Help them connect: Make connections between members, make useful introductions. Get to know your members well enough to help them succeed in their roles and careers.
 
Regularly ask for feedback: Doing a new website? Need feedback on marketing language? Have user feature mockups you can share? These little things are perfect reasons to reach out, build that relationship and make your advocate feel like they are part of the inner group.
 
ADVOCATE PROGRAMS
Make it easy for advocates to plan their participation by offering programs that cater to their needs. 
 
Weekly/Topic calls: Just like the Customer Engagement Weekly call, I offer a call that interests the members. You’ll hear advocates mention the topics they enjoy, their preferences for coming together, and what they are likely to participate in. My calls are informal, and laidback, and there is a lot of sharing.

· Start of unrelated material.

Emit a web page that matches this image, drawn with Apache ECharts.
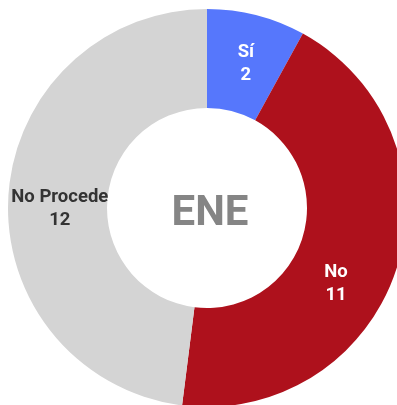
<!DOCTYPE html>
<html>
<head>
<meta charset="utf-8">
<script src="https://cdn.jsdelivr.net/npm/echarts@6/dist/echarts.min.js"></script>
<style>
  html, body { margin: 0; padding: 0; background: #fff; }
  #chart { width: 397px; height: 405px; }
</style>
</head>
<body>
<div id="chart"></div>
<script>
// Respuestas del mes
const categories = ['Sí', 'No', 'No Procede'];
const values = [2, 11, 12];
const colors = ['#5677FC', '#AE111C', '#D4D4D4'];
const labelColors = ['#ffffff', '#ffffff', '#333333'];
const labelOffsets = [[1, 4], [-16, 29], [5, 10]];
const centerTitle = 'ENE';

const chart = echarts.init(document.getElementById('chart'));

const data = categories.map((name, i) => ({
  name: name,
  value: values[i],
  itemStyle: { color: colors[i] },
  label: { color: labelColors[i], offset: labelOffsets[i] }
}));

chart.setOption({
  animation: false,
  title: {
    text: centerTitle,
    left: 205,
    top: 209,
    textAlign: 'center',
    textVerticalAlign: 'middle',
    textStyle: {
      fontFamily: 'Roboto, sans-serif',
      fontSize: 42,
      fontWeight: 'bold',
      color: '#858585'
    }
  },
  series: [{
    type: 'pie',
    center: [207, 208],
    radius: [100, 199],
    startAngle: 90,
    clockwise: true,
    avoidLabelOverlap: false,
    itemStyle: { borderWidth: 0 },
    label: {
      show: true,
      position: 'inside',
      formatter: '{b}\n{c}',
      fontFamily: 'Roboto, sans-serif',
      fontSize: 18.5,
      fontWeight: 'bold',
      lineHeight: 23
    },
    labelLine: { show: false },
    emphasis: { disabled: true },
    data: data
  }]
});
</script>
</body>
</html>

Weekly calls allow members to provide each other value and make connections without leaving all of that work on your shoulders.
 
Advocate-only education: Hold monthly sessions where your advocates get special access to SMEs in your org or influencers that love your company. Go beyond just working with your company/topic; think about what your advocate needs to be successful in their career.
 
Monthly match program: Connect advocates with different customers every month.
 
Expert columns: Have an advocate share their use case or story in a bi-weekly email.
 
Networking e-vents: Host a monthly networking event where every advocate shares something they have been working on, or an upcoming goal. Make sure to provide opportunities to connect members.
 
BUILD COMMUNITY
One of my favorite ways to keep any community (yes, advocates are a community to me) engaged is to give them a program where they’ll get value without giving all of that value myself (or from my team).
 
As much work as it is to start a community, it’s worth the investment because once the snowball is rolling, the community provides a place for members to find value, repeatedly see your program, and get rewarded for participation without putting all of that on your shoulders.
 
Soon, I’ll be writing a post on how to start your community without overwhelming yourself and your advocates, so connect with me on LinkedIn or join the community (CMAslack.com) so that you’ll see it when it’s ready.
 
Finally!
 
Remember, your advocates are people just like you. Chances are you know them really well and have a great perspective on giving them value without overstepping. Treat them like an old friend, help where you can, and be encouraging and approachable.